Berdasarkan catatan Jaringan Pemantau Pendidikan Indonesia (JPPI) terdapat 379 anak usia sekolah menjadi korban kekerasan fisik dan perundungan sepanjang Januari – Agustus 2023. Sebagai tambahan, Federasi Serikat Guru Indonesia (FSGI) mendata bahwa sebanyak 50 persen kasus perundungan terjadi di jenjang Sekolah Menengah Pertama (SMP), 23 persen terjadi di jenjang Sekolah Dasar (SD), kemudian disusul jenjang Sekolah Menengah Atas (SMA) sebanyak 13, 5 persen. Artinya kasus perundungan anak sekolah banyak dilakukan oleh anak berusia sekitar 6 – 15 tahun, usia yang seharusnya masih mendapatkan perlakuan lebih untuk pertumbuhan dan perkembangan anak.

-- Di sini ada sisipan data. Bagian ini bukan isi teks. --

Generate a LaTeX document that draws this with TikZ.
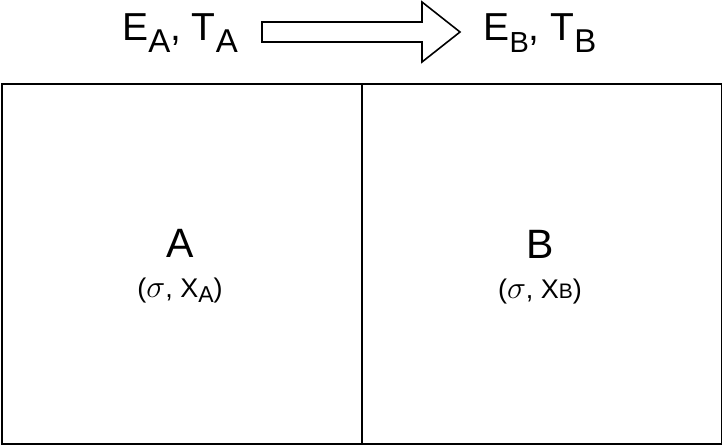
\RequirePackage{fix-cm}
\documentclass[tikz,border=0pt]{standalone}
\usepackage{fontspec}
\setmainfont{Liberation Sans}
\newcommand{\sig}{{\fontsize{32}{36}\selectfont$\sigma$}}
\begin{document}
\begin{tikzpicture}[x=1pt,y=-1pt,
  boxstyle/.style={draw=black,line width=1.6pt},
  arrowstyle/.style={draw=black,line width=1.6pt,fill=white,line join=miter},
  bigtxt/.style={inner sep=0pt,anchor=base,font=\fontsize{39}{44}\selectfont},
  boxlbl/.style={inner sep=0pt,anchor=base,font=\fontsize{41}{46}\selectfont},
  sublbl/.style={inner sep=0pt,anchor=base,font=\fontsize{27}{32}\selectfont}]
\useasboundingbox (0,0) rectangle (722,444);
\node[boxstyle,minimum width=360pt,minimum height=360pt,inner sep=0pt,anchor=north west] (boxA) at (1,83) {};
\node[boxstyle,minimum width=360pt,minimum height=360pt,inner sep=0pt,anchor=north west] (boxB) at (361,83) {};
\draw[arrowstyle] (262,22) -- (422,22) -- (422,2) -- (460,32) -- (422,62) -- (422,42) -- (262,42) -- cycle;
\node[bigtxt] (ea) at (180,41) {E\raisebox{-0.3em}{\fontsize{33}{38}\selectfont A}, T\raisebox{-0.3em}{\fontsize{33}{38}\selectfont A}};
\node[bigtxt] (eb) at (540,41) {E\raisebox{-0.3em}{\fontsize{29}{34}\selectfont B}, T\raisebox{-0.3em}{\fontsize{33}{38}\selectfont B}};
\node[boxlbl] (la) at (180,257) {A};
\node[sublbl] (sa) at (180,297) {(\sig, X\raisebox{-0.22em}{\fontsize{23}{28}\selectfont A})};
\node[boxlbl] (lb) at (540,258) {B};
\node[sublbl] (sb) at (540,298) {(\sig, X{\fontsize{21}{25}\selectfont B})};
\end{tikzpicture}
\end{document}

            Dari laman Kemendikbudristek RI, perundungan didefinisikan sebagai suatu perilaku tidak menyenangkan baik secara verbal maupun fisik yang membuat seseorang merasa tidak nyaman, sakit hati, dan tertekan, baik dilakukan secara perorangan ataupun kelompok. Disebutkan juga bahwa perundungan adalah salah satu dari 3 dosa besar pendidikan, selain kekerasan seksual dan intoleransi. Ini menunjukkan bahwa perundungan yang terjadi di sekolah bukanlah hal sepele, melainkan hal yang mesti mendapatkan perhatian khusus yang mesti dicegah. Untuk mencegah terjadinya perundungan, maka kita harus terlebih dahulu memahami jenis dan faktor penyebab perundungan.

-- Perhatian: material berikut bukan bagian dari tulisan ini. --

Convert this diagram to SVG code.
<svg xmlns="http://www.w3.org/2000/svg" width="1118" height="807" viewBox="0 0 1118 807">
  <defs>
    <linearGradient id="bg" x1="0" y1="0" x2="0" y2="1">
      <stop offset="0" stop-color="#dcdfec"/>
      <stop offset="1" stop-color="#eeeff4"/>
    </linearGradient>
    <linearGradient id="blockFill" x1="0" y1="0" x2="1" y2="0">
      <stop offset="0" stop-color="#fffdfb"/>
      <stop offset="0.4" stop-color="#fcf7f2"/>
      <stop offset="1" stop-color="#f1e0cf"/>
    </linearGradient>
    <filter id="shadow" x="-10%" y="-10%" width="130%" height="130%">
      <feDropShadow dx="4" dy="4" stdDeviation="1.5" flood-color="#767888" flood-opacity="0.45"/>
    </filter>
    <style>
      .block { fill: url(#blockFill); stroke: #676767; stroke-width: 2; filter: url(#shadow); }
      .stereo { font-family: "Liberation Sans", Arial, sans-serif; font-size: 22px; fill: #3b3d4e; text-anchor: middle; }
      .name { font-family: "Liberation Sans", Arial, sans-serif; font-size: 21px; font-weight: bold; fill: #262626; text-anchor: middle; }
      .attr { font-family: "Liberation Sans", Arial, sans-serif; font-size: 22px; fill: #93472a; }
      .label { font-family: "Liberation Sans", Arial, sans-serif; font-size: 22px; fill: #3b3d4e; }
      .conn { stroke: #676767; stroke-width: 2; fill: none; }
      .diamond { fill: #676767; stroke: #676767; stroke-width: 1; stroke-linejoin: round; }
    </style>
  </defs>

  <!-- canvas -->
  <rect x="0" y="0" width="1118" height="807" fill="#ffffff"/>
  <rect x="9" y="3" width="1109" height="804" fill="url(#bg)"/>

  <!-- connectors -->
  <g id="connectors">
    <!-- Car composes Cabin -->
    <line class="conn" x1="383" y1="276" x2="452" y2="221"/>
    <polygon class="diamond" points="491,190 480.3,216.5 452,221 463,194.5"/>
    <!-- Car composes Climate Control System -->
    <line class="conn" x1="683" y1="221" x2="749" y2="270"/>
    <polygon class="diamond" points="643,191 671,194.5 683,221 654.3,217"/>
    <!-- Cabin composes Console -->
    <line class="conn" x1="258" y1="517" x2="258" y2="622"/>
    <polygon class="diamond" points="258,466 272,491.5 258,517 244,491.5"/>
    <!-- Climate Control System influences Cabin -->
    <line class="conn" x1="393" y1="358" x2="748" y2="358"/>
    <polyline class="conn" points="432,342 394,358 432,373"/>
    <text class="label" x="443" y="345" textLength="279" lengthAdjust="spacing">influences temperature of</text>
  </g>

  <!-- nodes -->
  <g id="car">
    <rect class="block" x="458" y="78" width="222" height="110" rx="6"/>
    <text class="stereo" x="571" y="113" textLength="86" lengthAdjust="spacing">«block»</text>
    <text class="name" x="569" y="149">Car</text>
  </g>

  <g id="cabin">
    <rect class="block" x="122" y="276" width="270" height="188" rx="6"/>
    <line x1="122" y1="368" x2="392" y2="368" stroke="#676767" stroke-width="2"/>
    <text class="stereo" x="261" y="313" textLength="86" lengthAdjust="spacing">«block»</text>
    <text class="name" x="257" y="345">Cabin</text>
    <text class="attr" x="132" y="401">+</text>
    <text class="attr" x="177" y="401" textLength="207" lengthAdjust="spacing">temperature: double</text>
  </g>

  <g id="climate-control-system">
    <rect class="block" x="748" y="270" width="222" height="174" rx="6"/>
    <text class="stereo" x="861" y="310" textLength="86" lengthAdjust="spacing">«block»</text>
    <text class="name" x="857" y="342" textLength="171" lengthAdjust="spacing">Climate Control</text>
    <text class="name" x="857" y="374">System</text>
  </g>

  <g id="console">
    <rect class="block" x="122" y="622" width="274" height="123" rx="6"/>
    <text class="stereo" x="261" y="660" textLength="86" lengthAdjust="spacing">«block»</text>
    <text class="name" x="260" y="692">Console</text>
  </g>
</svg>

            Perundungan yang dilakukan oleh para pelaku di sekolah ada banyak macam jenisnya. Yang paling umum adalah perundungan verbal, yaitu dalam bentuk ucapan. Seseorang bisa menghakimi, memaki, menertawakan, meneror, menfitnah, menjelekkan bentuk fisik atau hal yang bisa membuat korban merasa tersinggung atau terpukul secara emosi dan mental. Bentuk perundungan ini bisa terjadi di dunia nyata maupun di dunia maya. Mirisnya, perundungan verbal ini terkadang dianggap sebagai bentuk candaan.  Bentuk perundungan selanjutnya yaitu perundungan fisik, berupa tindakan yang menyerang fisik, seperti memukul, meninju, melempari seseorang dengan suatu benda. Perundungan lain yang menyebabkan korban merasa tidak nyaman adalah perundungan relasi sosial, contohnya seperti pengucilan, tidak dianggap sebagai teman, merasa korban derajatnya lebih rendah, dan menghasut orang lain untuk menjauhi seseorang. Perundungan jenis ini jika terjadi secara berulang bisa menjadi perundungan verbal bahkan fisik.

            Kesemua bentuk perundungan tersebut dapat menyebabkan korban mengalami gangguan mental dan emosional. Mereka mungkin mengalami kecemasan yang berlebihan, depresi, stress, dan takut. Akhirnya mereka merasa kesepian, mengalami penurunan kualitas hidup, bahkan bisa menyebabkan kematian.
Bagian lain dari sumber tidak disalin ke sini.